Sports Agent

With the recent news about Amerileague, longtime readers of my articles or followers on Twitter will no doubt remember that I’ve been saying the league was a complete joke for several months. This morning I woke up to multiple texts & tweets about the crash of the league and quite a few messages asking ‘How did you know?’ I had the same experience last spring when the Elevate Basketball Circuit was exposed as a fraud, which I had also stated more than 10 months before it happened.

The reality is, this isn’t the first time by a long shot and it won’t be the last. Unfortunately, it seems that almost every AAU parent or young basketball player hoping for a pro career all think they are masters of navigating the basketball business underworld, and that means they will continually get taken in with scams like this. Think of it like this: I’ve heard parents who play hardball and ‘negotiate’ payments from college coaches, and they’re really proud of themselves. Meanwhile, they have no idea that while this is their first and only under-the-table deal, that college has been doing it for a long time. The parent/runner is almost always the ‘new guy’ in the deal.

But, I digress.

Yes, it is true I have been scouting, writing about and running sports related businesses for a while, so naturally I would have more experience than someone just entering the AAU scene. But you don’t need vast amounts of experience to know when a deal is bad. So while I realize that most people will continue to ignore this advice, I offer you five pretty rock-solid tip offs that that awesome new basketball league or deal is a complete scam. These are not really basketball specific – these are true in any business, but we’ll keep it at court level for today.

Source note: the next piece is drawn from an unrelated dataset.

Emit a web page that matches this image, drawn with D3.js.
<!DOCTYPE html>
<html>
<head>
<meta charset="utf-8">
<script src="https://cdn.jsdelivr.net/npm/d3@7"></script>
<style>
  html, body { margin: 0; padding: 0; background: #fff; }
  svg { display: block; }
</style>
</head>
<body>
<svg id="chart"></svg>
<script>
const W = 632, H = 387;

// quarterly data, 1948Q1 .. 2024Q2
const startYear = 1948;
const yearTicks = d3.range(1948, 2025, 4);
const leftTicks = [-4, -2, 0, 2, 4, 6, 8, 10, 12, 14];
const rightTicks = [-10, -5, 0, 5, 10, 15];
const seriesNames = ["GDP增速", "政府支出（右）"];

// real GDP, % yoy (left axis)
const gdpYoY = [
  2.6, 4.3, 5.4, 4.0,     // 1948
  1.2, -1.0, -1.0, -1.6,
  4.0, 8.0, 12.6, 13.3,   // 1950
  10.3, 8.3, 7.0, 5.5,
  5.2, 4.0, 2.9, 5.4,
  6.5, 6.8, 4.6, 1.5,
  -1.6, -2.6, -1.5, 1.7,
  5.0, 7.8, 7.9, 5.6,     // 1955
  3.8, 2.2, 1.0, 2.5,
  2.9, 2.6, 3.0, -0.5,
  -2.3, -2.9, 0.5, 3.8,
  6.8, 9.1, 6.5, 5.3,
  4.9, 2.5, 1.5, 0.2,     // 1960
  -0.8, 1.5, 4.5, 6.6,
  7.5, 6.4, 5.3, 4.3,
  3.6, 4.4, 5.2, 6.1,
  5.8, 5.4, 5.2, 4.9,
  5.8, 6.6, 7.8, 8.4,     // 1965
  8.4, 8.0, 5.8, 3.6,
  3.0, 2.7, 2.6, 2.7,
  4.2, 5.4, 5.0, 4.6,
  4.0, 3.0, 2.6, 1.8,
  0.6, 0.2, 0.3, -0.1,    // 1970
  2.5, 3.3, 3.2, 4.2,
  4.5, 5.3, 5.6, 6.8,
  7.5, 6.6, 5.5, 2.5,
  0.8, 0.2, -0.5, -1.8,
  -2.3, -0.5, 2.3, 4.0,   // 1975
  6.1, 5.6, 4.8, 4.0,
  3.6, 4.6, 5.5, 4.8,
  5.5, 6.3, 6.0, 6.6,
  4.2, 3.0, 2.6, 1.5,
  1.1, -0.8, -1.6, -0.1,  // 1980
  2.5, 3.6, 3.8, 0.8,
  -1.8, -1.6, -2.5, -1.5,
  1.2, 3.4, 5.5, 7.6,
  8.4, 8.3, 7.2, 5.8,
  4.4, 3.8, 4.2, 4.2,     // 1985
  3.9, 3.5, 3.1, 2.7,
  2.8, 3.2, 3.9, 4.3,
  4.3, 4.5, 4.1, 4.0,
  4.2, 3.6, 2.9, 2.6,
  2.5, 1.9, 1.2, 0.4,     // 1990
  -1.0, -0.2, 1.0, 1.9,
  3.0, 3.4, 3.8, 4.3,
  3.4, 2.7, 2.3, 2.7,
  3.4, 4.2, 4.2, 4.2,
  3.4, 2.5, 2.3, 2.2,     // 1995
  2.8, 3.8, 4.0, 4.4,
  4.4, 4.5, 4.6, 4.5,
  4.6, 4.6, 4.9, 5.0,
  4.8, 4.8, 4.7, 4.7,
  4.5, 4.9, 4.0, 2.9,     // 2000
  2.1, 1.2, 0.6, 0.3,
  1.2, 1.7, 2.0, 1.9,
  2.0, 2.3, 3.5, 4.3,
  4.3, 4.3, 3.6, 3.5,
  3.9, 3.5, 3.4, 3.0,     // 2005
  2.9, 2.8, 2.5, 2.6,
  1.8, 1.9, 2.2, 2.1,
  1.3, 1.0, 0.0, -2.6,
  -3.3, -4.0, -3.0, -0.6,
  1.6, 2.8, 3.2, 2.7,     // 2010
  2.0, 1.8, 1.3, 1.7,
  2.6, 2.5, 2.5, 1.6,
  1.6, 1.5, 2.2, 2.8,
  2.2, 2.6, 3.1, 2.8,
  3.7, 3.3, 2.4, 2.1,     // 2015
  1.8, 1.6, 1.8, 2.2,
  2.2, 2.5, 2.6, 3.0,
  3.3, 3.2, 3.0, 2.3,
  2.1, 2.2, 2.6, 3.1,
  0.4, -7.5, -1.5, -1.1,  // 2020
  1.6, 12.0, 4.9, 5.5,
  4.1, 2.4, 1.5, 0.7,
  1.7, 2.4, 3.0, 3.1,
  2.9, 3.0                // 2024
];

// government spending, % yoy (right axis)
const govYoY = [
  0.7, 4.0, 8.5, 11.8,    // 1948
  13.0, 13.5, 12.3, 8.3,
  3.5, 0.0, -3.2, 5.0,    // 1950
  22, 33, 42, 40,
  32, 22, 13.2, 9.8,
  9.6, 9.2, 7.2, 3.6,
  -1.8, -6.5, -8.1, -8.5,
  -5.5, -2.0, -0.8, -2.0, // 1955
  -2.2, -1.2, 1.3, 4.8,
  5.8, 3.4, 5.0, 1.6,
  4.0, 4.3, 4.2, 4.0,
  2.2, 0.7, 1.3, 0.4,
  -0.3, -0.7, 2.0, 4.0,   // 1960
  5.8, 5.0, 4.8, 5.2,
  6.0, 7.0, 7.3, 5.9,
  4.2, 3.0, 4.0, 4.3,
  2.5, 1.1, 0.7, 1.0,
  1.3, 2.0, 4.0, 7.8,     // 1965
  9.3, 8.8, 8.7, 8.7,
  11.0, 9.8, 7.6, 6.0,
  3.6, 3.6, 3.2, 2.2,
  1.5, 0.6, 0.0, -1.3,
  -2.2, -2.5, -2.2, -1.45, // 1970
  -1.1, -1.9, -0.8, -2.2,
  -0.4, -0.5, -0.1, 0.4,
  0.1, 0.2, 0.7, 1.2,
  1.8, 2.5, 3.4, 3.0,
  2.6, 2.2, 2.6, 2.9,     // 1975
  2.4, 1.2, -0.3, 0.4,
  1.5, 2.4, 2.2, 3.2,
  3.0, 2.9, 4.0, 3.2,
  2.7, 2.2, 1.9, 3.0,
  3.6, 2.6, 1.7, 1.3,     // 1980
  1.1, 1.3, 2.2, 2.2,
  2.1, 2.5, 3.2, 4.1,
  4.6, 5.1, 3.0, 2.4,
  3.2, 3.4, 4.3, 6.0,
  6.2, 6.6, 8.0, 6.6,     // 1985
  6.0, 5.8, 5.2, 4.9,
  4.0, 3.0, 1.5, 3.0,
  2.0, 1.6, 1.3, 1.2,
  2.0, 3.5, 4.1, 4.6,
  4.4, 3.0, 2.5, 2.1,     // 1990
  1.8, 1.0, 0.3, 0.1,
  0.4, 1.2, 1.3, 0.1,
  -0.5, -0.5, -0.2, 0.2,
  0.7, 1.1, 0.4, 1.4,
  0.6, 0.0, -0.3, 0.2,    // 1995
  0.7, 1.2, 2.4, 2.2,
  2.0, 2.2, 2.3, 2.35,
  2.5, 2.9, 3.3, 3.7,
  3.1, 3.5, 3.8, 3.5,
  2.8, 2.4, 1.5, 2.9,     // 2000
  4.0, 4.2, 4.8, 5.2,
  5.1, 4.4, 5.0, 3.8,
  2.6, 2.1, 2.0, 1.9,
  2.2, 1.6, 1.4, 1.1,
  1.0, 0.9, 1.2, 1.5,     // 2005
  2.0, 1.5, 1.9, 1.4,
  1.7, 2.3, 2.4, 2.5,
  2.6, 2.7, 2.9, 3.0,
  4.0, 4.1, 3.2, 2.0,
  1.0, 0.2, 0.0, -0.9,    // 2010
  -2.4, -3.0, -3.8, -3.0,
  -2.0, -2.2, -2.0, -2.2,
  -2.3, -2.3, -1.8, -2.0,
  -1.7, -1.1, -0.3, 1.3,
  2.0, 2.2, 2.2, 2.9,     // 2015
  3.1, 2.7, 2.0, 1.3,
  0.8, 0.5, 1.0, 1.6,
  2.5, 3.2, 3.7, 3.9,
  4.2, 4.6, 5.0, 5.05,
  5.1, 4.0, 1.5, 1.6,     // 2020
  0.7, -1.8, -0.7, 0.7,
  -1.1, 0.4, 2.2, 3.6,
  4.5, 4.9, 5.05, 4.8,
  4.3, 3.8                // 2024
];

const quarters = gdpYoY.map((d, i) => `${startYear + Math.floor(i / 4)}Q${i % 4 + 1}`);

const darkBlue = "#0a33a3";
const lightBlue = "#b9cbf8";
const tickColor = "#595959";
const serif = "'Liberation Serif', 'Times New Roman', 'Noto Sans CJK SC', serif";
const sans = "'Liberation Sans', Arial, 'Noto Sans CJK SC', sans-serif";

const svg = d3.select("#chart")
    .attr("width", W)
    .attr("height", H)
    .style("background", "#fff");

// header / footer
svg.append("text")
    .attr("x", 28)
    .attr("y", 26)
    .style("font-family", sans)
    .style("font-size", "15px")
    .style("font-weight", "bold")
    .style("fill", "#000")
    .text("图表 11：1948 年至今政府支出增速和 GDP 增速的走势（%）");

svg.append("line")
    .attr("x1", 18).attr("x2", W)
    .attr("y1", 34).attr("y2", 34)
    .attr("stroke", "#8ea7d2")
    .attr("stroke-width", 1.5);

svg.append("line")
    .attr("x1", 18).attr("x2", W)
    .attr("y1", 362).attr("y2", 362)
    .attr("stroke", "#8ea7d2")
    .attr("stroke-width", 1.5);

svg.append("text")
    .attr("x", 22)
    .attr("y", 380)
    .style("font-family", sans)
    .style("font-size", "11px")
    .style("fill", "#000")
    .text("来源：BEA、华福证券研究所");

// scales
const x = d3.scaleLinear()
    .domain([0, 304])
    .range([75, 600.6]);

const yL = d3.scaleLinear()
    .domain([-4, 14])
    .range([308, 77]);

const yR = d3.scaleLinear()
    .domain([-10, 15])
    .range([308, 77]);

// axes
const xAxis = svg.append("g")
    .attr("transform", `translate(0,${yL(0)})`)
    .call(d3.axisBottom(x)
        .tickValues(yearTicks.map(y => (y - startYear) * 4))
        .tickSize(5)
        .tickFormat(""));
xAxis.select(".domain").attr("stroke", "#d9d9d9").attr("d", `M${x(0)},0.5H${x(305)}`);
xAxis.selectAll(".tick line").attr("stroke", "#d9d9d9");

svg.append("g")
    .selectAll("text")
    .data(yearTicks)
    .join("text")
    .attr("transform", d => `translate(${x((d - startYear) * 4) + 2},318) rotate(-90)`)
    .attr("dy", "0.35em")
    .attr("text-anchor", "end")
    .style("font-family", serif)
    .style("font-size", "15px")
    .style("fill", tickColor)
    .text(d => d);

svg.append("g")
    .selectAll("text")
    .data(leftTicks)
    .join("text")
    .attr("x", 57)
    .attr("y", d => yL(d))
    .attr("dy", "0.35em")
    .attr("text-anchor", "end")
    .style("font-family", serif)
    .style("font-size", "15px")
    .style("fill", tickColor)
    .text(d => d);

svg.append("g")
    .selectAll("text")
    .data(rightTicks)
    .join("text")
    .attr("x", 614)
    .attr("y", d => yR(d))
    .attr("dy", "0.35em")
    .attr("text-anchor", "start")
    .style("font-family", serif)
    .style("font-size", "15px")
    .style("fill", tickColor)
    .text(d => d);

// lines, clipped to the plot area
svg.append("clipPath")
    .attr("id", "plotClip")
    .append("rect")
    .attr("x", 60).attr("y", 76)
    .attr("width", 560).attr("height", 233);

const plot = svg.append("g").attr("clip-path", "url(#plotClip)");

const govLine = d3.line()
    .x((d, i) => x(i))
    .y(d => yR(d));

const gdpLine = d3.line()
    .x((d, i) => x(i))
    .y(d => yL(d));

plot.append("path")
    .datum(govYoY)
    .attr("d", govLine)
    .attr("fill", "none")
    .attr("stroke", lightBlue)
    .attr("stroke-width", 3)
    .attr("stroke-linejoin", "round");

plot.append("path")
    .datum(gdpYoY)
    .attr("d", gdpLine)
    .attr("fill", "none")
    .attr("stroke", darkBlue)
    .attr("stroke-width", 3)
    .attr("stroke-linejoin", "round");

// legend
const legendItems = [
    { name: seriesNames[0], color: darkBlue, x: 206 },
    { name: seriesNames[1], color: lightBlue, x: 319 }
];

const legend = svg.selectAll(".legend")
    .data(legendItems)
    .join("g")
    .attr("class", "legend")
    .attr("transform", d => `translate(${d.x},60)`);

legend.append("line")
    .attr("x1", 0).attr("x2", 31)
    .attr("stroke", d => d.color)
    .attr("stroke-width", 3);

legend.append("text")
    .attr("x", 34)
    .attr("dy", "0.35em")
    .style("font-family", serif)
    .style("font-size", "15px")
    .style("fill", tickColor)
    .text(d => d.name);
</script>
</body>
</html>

Red Flag #1 – Who’s running the show?

The number one, absolute, lock-it-down red flag of any scam league, prep school or business in general is who is behind the whole thing. If you pay attention to NOTHING ELSE in this article, remember this:

No legitimate business in the world is operated by ‘invisible’ people.

You want to know who runs Basketball Elite? It’s right on our site – there’s my name, there’s my twitter handle. You can Google me and find out who I am and what my connection to the site is. If you want to know who is the CEO of Uber, or the CEO of Coca Cola, you can find out what you need to know in one search engine query. This isn’t limited to massive companies. On a recent trip to San Fransisco I happened across a food truck serving up Peruvian street food and guess what? They are super easy to find, as well.

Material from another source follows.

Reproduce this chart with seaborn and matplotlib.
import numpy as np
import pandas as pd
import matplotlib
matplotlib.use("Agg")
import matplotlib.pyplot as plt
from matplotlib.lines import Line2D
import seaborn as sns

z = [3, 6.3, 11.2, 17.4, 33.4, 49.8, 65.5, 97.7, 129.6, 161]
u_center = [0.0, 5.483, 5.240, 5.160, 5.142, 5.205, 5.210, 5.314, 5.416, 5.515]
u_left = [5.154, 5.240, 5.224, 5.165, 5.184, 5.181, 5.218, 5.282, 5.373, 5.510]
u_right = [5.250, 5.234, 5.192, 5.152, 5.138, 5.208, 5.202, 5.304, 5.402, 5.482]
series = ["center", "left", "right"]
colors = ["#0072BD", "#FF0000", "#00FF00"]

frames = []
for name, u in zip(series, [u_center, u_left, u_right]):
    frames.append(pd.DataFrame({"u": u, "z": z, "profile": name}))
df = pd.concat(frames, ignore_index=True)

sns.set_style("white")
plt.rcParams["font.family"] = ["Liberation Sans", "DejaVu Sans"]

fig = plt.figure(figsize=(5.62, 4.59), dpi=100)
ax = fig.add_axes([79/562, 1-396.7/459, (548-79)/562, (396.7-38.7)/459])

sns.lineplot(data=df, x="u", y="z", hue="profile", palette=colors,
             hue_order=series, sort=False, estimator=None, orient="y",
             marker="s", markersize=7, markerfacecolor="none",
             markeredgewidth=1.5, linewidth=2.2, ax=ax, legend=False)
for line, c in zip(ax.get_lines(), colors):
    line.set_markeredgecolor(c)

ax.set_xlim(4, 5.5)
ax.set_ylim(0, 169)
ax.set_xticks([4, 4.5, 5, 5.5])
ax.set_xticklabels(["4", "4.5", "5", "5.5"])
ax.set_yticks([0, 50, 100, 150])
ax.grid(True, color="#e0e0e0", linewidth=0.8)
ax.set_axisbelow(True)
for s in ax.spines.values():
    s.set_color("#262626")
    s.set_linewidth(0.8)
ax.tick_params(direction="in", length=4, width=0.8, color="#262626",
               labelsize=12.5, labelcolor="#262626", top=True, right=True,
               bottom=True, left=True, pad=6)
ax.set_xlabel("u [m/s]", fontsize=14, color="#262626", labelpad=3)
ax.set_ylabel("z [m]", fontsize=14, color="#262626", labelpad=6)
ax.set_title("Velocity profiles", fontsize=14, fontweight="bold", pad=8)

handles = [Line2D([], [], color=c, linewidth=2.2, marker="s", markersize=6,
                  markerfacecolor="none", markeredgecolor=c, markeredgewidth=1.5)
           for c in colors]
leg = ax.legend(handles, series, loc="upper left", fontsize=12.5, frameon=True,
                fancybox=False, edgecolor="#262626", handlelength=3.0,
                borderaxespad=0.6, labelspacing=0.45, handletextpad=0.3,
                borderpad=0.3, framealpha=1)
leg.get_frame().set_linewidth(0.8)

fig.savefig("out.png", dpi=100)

Why is this? For starters, a real business doesn’t hide from customers. Over the years, one of the things we’ve put together at Basketball Elite is showcase events. Right on our website are our contact phone numbers, and we’ve bent over backwards to respond ASAP to any customer questions or complaints. Yes, we do it primarily because we want to treat customers the same way we’d want to be treated, but there’s also that cold hard fact that a business that avoids customers won’t be a business for long.

So what happens when you hear about some new basketball league, and you search Google for news about the league and the person organizing it is non-existent? Yeah, this isn’t rocket science. It’s not real. A real league would have someone front-and-center, answering questions with real answers and putting themselves on the line. It doesn’t mean their league will succeed, but any real business wants as much exposure as it can get. A ‘business’ which avoids any footprint is a business that wants to be able to disappear in a hurry.

Now the second part of this is when you look at who is running a proposed league and they have a LONG history of bad deals. No business is going to make everyone 100% happy all of the time, for various reasons. But when you see names attached to a business who have been busted before on various scams or shady deals, that’s pretty much a dead give away that this one is, too.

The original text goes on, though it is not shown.